§ Task brief: Write out the entries below exactly, starting at the first line and stopping after the line that contains "return 1 - (y - OFF) / H"; skip all pictures.

§ Entries:
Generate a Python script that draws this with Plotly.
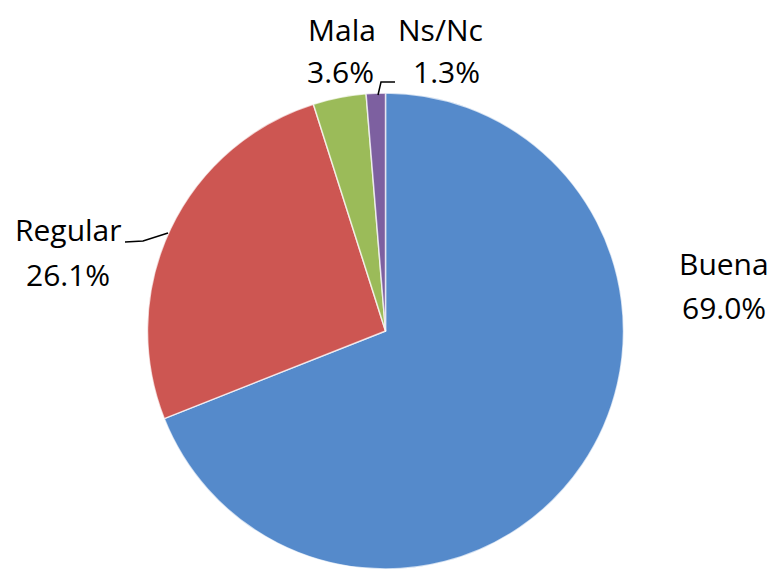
import plotly.graph_objects as go

categories = ["Buena", "Regular", "Mala", "Ns/Nc"]
values = [69.0, 26.1, 3.6, 1.3]
colors = ["#558ACB", "#CD5652", "#9BBB59", "#7D60A0"]

# page body has an 8px margin; figure sized so the page fits the 779x577 window
OFF = 8
W, H = 779 - 2 * OFF, 577 - 2 * OFF


def pxx(x):
    return (x - OFF) / W


def pxy(y):
    return 1 - (y - OFF) / H


fig = go.Figure()
fig.add_trace(go.Pie(
    labels=categories,
    values=values,
    sort=False,
    direction="clockwise",
    rotation=0,
    marker=dict(colors=colors, line=dict(color="rgba(255,255,255,0.7)", width=1.5)),
    textinfo="none",
    hoverinfo="label+percent",
    showlegend=False,
    domain=dict(x=[pxx(145), pxx(626)], y=[0, pxy(93)]),
))

# label positions (pixels): x name, x percent, y name, y percent
label_pos = {
    "Buena": (724, 724, 263, 307),
    "Regular": (68, 68, 229, 274),
    "Mala": (342, 340, 29, 71),
    "Ns/Nc": (440, 446, 29, 71),
}
fnt = dict(family="Open Sans, Liberation Sans, sans-serif", size=30, color="#000000")
for cat, val in zip(categories, values):
    x1, x2, y1, y2 = label_pos[cat]
    fig.add_annotation(x=pxx(x1), y=pxy(y1), xref="paper", yref="paper",
                       text=cat, showarrow=False, font=fnt, borderpad=0,
                       xanchor="center", yanchor="middle")
    fig.add_annotation(x=pxx(x2), y=pxy(y2), xref="paper", yref="paper",
                       text=f"{val:.1f}%", showarrow=False, font=fnt, borderpad=0,
                       xanchor="center", yanchor="middle")

# leader lines
leaders = [
    [(125, 242), (143, 241), (168, 233)],
    [(378, 95), (381, 82), (395, 82)],
]
for pts in leaders:
    path = "M " + " L ".join(f"{pxx(a)},{pxy(b)}" for a, b in pts)
    fig.add_shape(type="path", path=path, xref="paper", yref="paper",
                  line=dict(color="#000000", width=1.5))

fig.update_layout(
    width=W, height=H,
    margin=dict(l=0, r=0, t=0, b=0),
    paper_bgcolor="white",
    plot_bgcolor="white",
)

fig.write_html("out.html")
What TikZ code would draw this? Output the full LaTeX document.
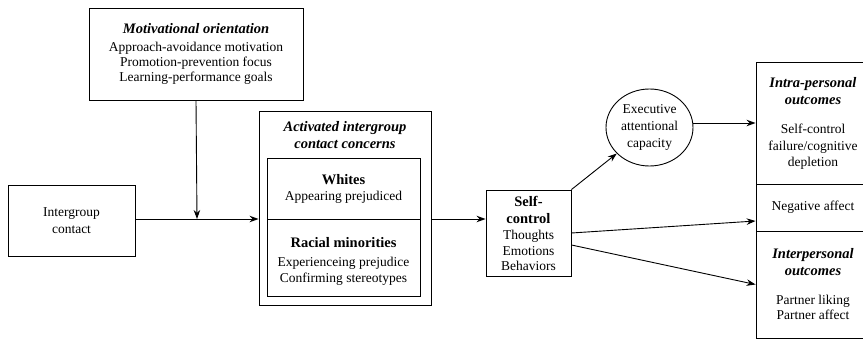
\documentclass[tikz,border=0pt]{standalone}
\usepackage{fontspec}
\setmainfont{Liberation Serif}
\usetikzlibrary{arrows.meta,calc,shapes.geometric}
\newcommand{\hbi}[1]{{\fontsize{14.5}{15}\selectfont\bfseries\itshape #1}}
\newcommand{\hb}[1]{{\fontsize{14.5}{15}\selectfont\bfseries #1}}
\begin{document}
\begin{tikzpicture}[x=1pt,y=-1pt,
 box/.style={draw,line width=0.9pt,inner sep=0pt,align=center,font=\fontsize{13.5}{15}\selectfont},
 txt/.style={inner sep=0pt,align=center,font=\fontsize{13.5}{15}\selectfont},
 arr/.style={line width=0.9pt,-{Stealth[length=9pt,width=6.5pt]}}]
\useasboundingbox (0,0) rectangle (863,342);
\clip (0,0) rectangle (863,342);
\node[box,minimum width=214pt,minimum height=92pt] (motiv) at (196,54) {\hbi{Motivational orientation}\\[3pt]Approach-avoidance motivation\\Promotion-prevention focus\\Learning-performance goals};
\node[box,minimum width=127pt,minimum height=71pt] (ig) at (71.5,220.5) {Intergroup\\[2pt]contact};
\node[box,minimum width=172pt,minimum height=194pt] (act) at (345,208) {};
\node[txt] (acttitle) at (345,135.5) {\hbi{Activated intergroup}\\[2pt]\hbi{contact concerns}};
\node[box,minimum width=153pt,minimum height=61pt] (wh) at (343.5,188.5) {\hb{Whites}\\[1pt]Appearing prejudiced};
\node[box,minimum width=153pt,minimum height=77pt] (rm) at (343.5,257.5) {};
\node[txt] (rmtext) at (343.5,261.5) {\hb{Racial minorities}\\[4pt]Experienceing prejudice\\[1pt]Confirming stereotypes};
\node[box,minimum width=85pt,minimum height=86pt] (sc) at (528.5,233) {\hb{Self-}\\[2pt]\hb{control}\\[1pt]Thoughts\\[1pt]Emotions\\Behaviors};
\node[box,ellipse,minimum width=87pt,minimum height=77pt] (ell) at (649.5,127.5) {Executive\\[2pt]attentional\\[2pt]capacity};
\node[box,minimum width=114pt,minimum height=122pt] (intra) at (813,123) {\hbi{Intra-personal}\\[2pt]\hbi{outcomes}\\[14pt]Self-control\\[2pt]failure/cognitive\\[1pt]depletion};
\node[box,minimum width=114pt,minimum height=47pt] (neg) at (813,207.5) {Negative affect};
\node[box,minimum width=114pt,minimum height=107pt] (inter) at (813,284.5) {\hbi{Interpersonal}\\[2pt]\hbi{outcomes}\\[14pt]Partner liking\\Partner affect};
\coordinate (j) at (197,219);
\draw[arr] (ig.east |- j) -- (act.west |- j);
\draw[arr] (motiv.south) -- (j);
\draw[arr] (act.east |- j) -- (sc.west |- j);
\draw[arr] (sc.north east) -- (ell);
\draw[arr] (ell.east |- intra.west) -- (intra.west);
\draw[arr] (sc.east) -- ($(neg.west)+(0,13.5)$);
\draw[arr] ($(sc.east)+(0,12)$) -- (inter.west);
\end{tikzpicture}
\end{document}
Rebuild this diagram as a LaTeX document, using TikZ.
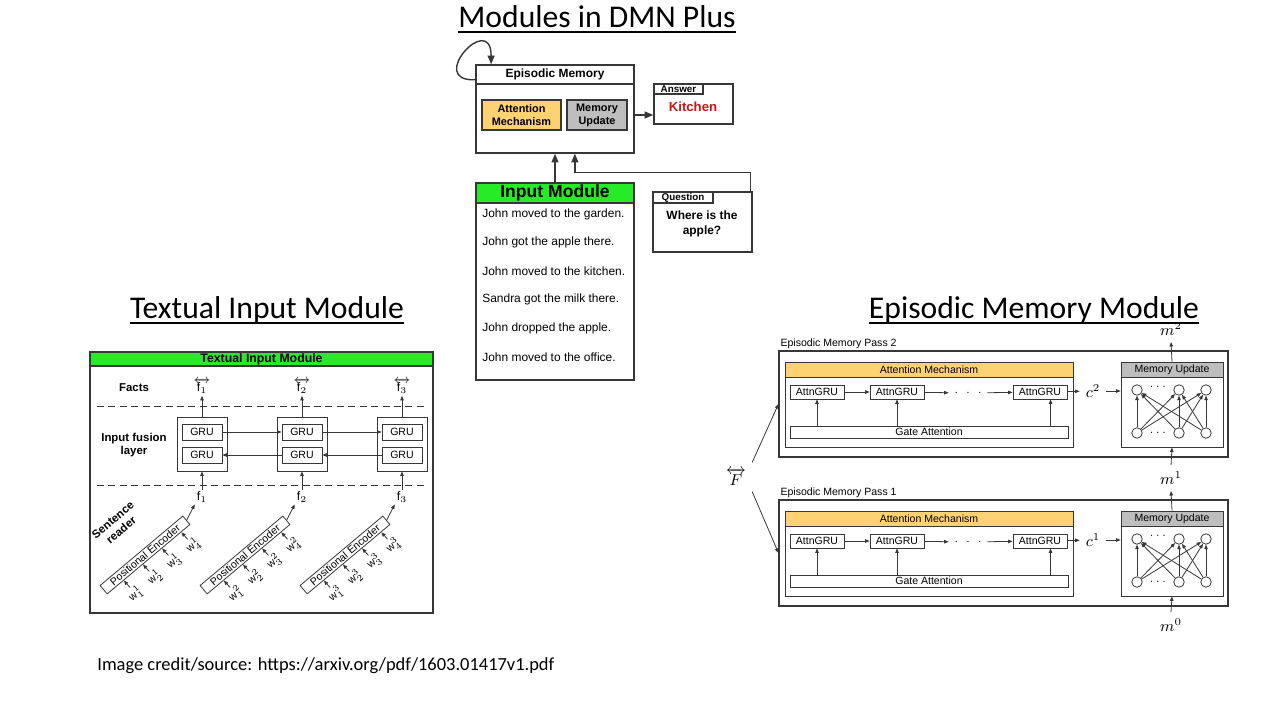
\documentclass[tikz,border=0pt]{standalone}
\usepackage{amsmath}
\usepackage{fontspec}
\setmainfont{Liberation Sans}
\setsansfont{Liberation Sans}
\newfontfamily\calibri{Carlito}
\usetikzlibrary{arrows.meta, positioning, fit, calc}

\definecolor{modgreen}{RGB}{40,235,40}
\definecolor{attnorange}{RGB}{253,210,115}
\definecolor{updgrey}{RGB}{190,190,190}
\definecolor{kitred}{RGB}{204,20,20}
\definecolor{linegrey}{RGB}{55,55,55}

\begin{document}
\begin{tikzpicture}[x=0.02cm, y=-0.02cm,
    box/.style={draw=linegrey, line width=0.8pt, inner sep=0pt},
    sbox/.style={draw=linegrey, line width=0.45pt, inner sep=0pt, fill=white},
    bigarr/.style={-{Triangle[length=5pt,width=4pt]}, line width=0.8pt, draw=linegrey},
    arr/.style={-{Triangle[length=2.6pt,width=2pt]}, line width=0.45pt, draw=linegrey},
    heading/.style={font=\calibri\fontsize{18}{20}\selectfont, anchor=base, inner sep=0pt},
    uline/.style={line width=1.1pt},
    tiny/.style={font=\fontsize{6}{7}\selectfont, inner sep=0pt},
    tinyb/.style={font=\bfseries\fontsize{6.5}{7.4}\selectfont, inner sep=0pt},
    mainb/.style={font=\bfseries\fontsize{6.8}{8.4}\selectfont, inner sep=0pt},
    tabb/.style={font=\bfseries\fontsize{5.6}{5.6}\selectfont, inner sep=0pt}]

    \fill[white] (0,0) rectangle (1280,720);
    \useasboundingbox (0,0) rectangle (1280,720);

    % Modules in DMN Plus
    \node[heading] (dmnt) at (597,28) {Modules in DMN Plus};
    \draw[uline] ([yshift=-2.4pt]dmnt.base west) -- ([yshift=-2.4pt]dmnt.base east);

    \node[box, fit={(476,65) (634,153)}] (em) {};
    \node[box, fit={(476,65) (634,84)}] (emh) {};
    \node[mainb] (emhl) at (emh) {Episodic Memory};
    \node[box, fill=attnorange, fit={(482,100) (561,130)}] (am) {};
    \node[align=center, inner sep=0pt, font=\bfseries\fontsize{6.2}{7.4}\selectfont] (aml) at (am) {Attention\\Mechanism};
    \node[box, fill=updgrey, fit={(567,100) (627,130)}] (mu) {};
    \node[align=center, inner sep=0pt, font=\bfseries\fontsize{6.2}{7.4}\selectfont] (mul) at (mu) {Memory\\Update};
    \draw[bigarr] ([yshift=-3pt]emh.west) .. controls +(-50,2) and +(0,-54) .. ([xshift=9pt]emh.north west);

    \node[box, fit={(654,84) (733,124)}] (ans) {};
    \node[box, line width=0.6pt, fit={(654,84) (703,94)}] (anst) {};
    \node[tabb] (anstl) at (anst) {Answer};
    \node[text=kitred, font=\bfseries\fontsize{7.5}{9}\selectfont] (kit) at (693,107) {Kitchen};
    \draw[bigarr] (em.east |- am.east) -- (ans.west |- am.east);

    \node[box, fit={(476,183) (634,380)}] (im) {};
    \node[box, fill=modgreen, fit={(476,183) (634,203)}] (imh) {};
    \node[inner sep=0pt, font=\bfseries\fontsize{10}{12}\selectfont] (imhl) at (imh) {Input Module};
    \foreach \s [count=\k] in {John moved to the garden., John got the apple there., John moved to the kitchen.,
        Sandra got the milk there., John dropped the apple., John moved to the office.}
        \node[anchor=west, inner sep=0pt, font=\fontsize{6.8}{8}\selectfont] (s\k) at (482,{214+28.6*(\k-1)}) {\s};
    \draw[bigarr] (imh.north) -- (imh.north |- em.south);

    \node[box, fit={(653,192) (752,252)}] (q) {};
    \node[box, line width=0.6pt, fit={(653,192) (713,203)}] (qt) {};
    \node[tabb] (qtl) at (qt) {Question};
    \node[mainb, align=center] (qtxt) at (702,224) {Where is the\\apple?};
    \draw[bigarr] ([xshift=-1.2pt]q.north east) -- ++(0,-19) -| ([xshift=11.3pt]em.south);

    % Textual Input Module
    \node[heading] (timt) at (267,318) {Textual Input Module};
    \draw[uline] ([yshift=-2.6pt]timt.base west) -- ([yshift=-2.6pt]timt.base east);

    \node[sbox, line width=0.6pt, fit={(90,352) (433,613)}] (tim) {};
    \node[sbox, line width=0.6pt, fill=modgreen, fit={(90,352) (433,366)}] (timh) {};
    \node[font=\bfseries\fontsize{7}{8}\selectfont, inner sep=0pt] (timhl) at (timh) {Textual Input Module};
    \node[tinyb] (facts) at (134,388) {Facts};
    \node[tinyb, align=center] (fusion) at (134,445) {Input fusion\\layer};
    \node[tinyb, align=center, rotate=40] (reader) at (117,525) {Sentence\\reader};
    \draw[linegrey, line width=0.5pt, dash pattern=on 4pt off 2.5pt] (97,406) -- (427,406);
    \draw[linegrey, line width=0.5pt, dash pattern=on 4pt off 2.5pt] (97,485) -- (427,485);

    \foreach \i in {1,2,3}{
        \pgfmathsetmacro\gx{202+100*(\i-1)}
        \node[sbox, minimum width=10mm, minimum height=10.8mm] (g\i) at (\gx,444) {};
        \node[sbox, minimum width=8mm, minimum height=3.2mm, tiny] (gf\i) at (\gx,432) {GRU};
        \node[sbox, minimum width=8mm, minimum height=3.2mm, tiny] (gb\i) at (\gx,455) {GRU};
        \node[inner sep=1pt, font=\fontsize{7}{8}\selectfont] (ft\i) at (\gx,386) {$\overleftrightarrow{\text{f}_{\i}}$};
        \node[inner sep=1pt, font=\fontsize{7}{8}\selectfont] (fb\i) at (\gx,497) {$\text{f}_{\i}$};
        \draw[arr] (g\i.north) -- (ft\i.south);
        \draw[arr] (fb\i.north) -- (g\i.south);
        \node[sbox, rotate=40, minimum width=21.6mm, minimum height=2.2mm, tiny] (pe\i) at (\gx-57,555) {Positional Encoder};
        \draw[arr] (pe\i.east) -- (fb\i.south west);
        \foreach \k/\pos in {1/0.2,2/0.43,3/0.66,4/0.89}{
            \coordinate (pw\i\k) at ($(pe\i.south west)!\pos!(pe\i.south east)$);
            \coordinate (wt\i\k) at ([shift={(3.6pt,-4pt)}]pw\i\k);
            \node[rotate=40, tiny] (w\i\k) at ([shift={(6.8pt,-7.6pt)}]pw\i\k) {$\text{w}^{\i}_{\k}$};
            \draw[arr] (wt\i\k) -- (pw\i\k);
        }
    }
    \foreach \i/\j in {1/2,2/3}{
        \draw[arr] (gf\i.east) -- (gf\j.west);
        \draw[arr] (gb\j.west) -- (gb\i.east);
    }

    % Episodic Memory Module
    \node[heading] (emmt) at (1034,318) {Episodic Memory Module};
    \draw[uline] ([yshift=-2.6pt]emmt.base west) -- ([yshift=-2.6pt]emmt.base east);

    \node[font=\fontsize{9}{10}\selectfont] (F) at (736,477) {$\overleftrightarrow{F}$};
    \foreach \p/\top in {2/351,1/500}{
        \node[sbox, line width=0.6pt, fit={(779,\top) (1228,{\top+106})}] (ps\p) {};
        \node[anchor=south west, inner sep=1pt, font=\fontsize{6}{7}\selectfont] (pl\p) at (ps\p.north west) {Episodic Memory Pass \p};
        \node[sbox, fit={(785,{\top+11}) (1073,{\top+96})}] (at\p) {};
        \node[sbox, fill=attnorange, fit={(785,{\top+11}) (1073,{\top+26})}] (ath\p) {};
        \node[tiny] (athl\p) at (ath\p) {Attention Mechanism};
        \foreach \k/\ax in {1/817,2/897,3/1040}
            \node[sbox, minimum width=10.8mm, minimum height=2.8mm, tiny] (a\p\k) at (\ax,{\top+41}) {AttnGRU};
        \node[font=\fontsize{6}{7}\selectfont] (dt\p) at (968,{\top+42}) {.\hspace{5pt}.\hspace{5pt}.};
        \node[sbox, fit={(790,{\top+75}) (1068,{\top+87})}] (ga\p) {};
        \node[tiny] (gal\p) at (ga\p) {Gate Attention};
        \draw[arr] (a\p1) -- (a\p2);
        \draw[arr] (a\p2) -- (dt\p);
        \draw[arr] (dt\p) -- (a\p3);
        \foreach \k/\dx in {1/0pt,2/0pt,3/6pt}
            \draw[arr] ([xshift=\dx]a\p\k.south |- ga\p.north) -- ([xshift=\dx]a\p\k.south);
        \node[font=\fontsize{9}{10}\selectfont] (c\p) at (1093,{\top+40}) {$c^{\p}$};
        \node[sbox, fit={(1121,{\top+11}) (1223,{\top+96})}] (mu\p) {};
        \node[sbox, fill=updgrey, fit={(1121,{\top+11}) (1223,{\top+26})}] (muh\p) {};
        \node[tiny] (muhl\p) at (muh\p) {Memory Update};
        \draw[arr] (a\p3) -- (c\p);
        \draw[arr] (c\p.east) -- (c\p.east -| mu\p.west);
        \foreach \k/\cx in {1/1137,2/1179,3/1206}{
            \node[circle, draw=linegrey, line width=0.45pt, minimum size=2.1mm, inner sep=0pt] (u\p\k) at (\cx,{\top+39}) {};
            \node[circle, draw=linegrey, line width=0.45pt, minimum size=2.1mm, inner sep=0pt] (l\p\k) at (\cx,{\top+82}) {};
        }
        \node[font=\fontsize{6}{7}\selectfont] (ud\p) at (1159,{\top+36}) {$\cdots$};
        \node[font=\fontsize{6}{7}\selectfont] (ld\p) at (1159,{\top+82}) {$\cdots$};
        \foreach \b in {1,2,3}
            \foreach \u in {1,2,3}
                \draw[arr] (l\p\b) -- (u\p\u);
    }
    \node[font=\fontsize{9}{10}\selectfont] (m2) at (1171,329) {$m^2$};
    \node[font=\fontsize{9}{10}\selectfont] (m1) at (1171,478) {$m^1$};
    \node[font=\fontsize{9}{10}\selectfont] (m0) at (1171,625) {$m^0$};
    \draw[arr] (mu2.north) -- (m2.south);
    \draw[arr] (mu1.north) -- (m1.south);
    \draw[arr] (m1.north) -- (mu2.south);
    \draw[arr] (m0.north) -- (mu1.south);
    \draw[arr] (F.north east) -- (ps2.west);
    \draw[arr] (F.south east) -- (ps1.west);

    \node[anchor=base west, inner sep=0pt, font=\calibri\fontsize{10.5}{12}\selectfont] (credit) at (97,670)
        {Image credit/source: https://arxiv.org/pdf/1603.01417v1.pdf};
\end{tikzpicture}
\end{document}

§ Reply:
Generate a Python script that draws this with Plotly.
import plotly.graph_objects as go

categories = ["Buena", "Regular", "Mala", "Ns/Nc"]
values = [69.0, 26.1, 3.6, 1.3]
colors = ["#558ACB", "#CD5652", "#9BBB59", "#7D60A0"]

# page body has an 8px margin; figure sized so the page fits the 779x577 window
OFF = 8
W, H = 779 - 2 * OFF, 577 - 2 * OFF


def pxx(x):
    return (x - OFF) / W


def pxy(y):
    return 1 - (y - OFF) / H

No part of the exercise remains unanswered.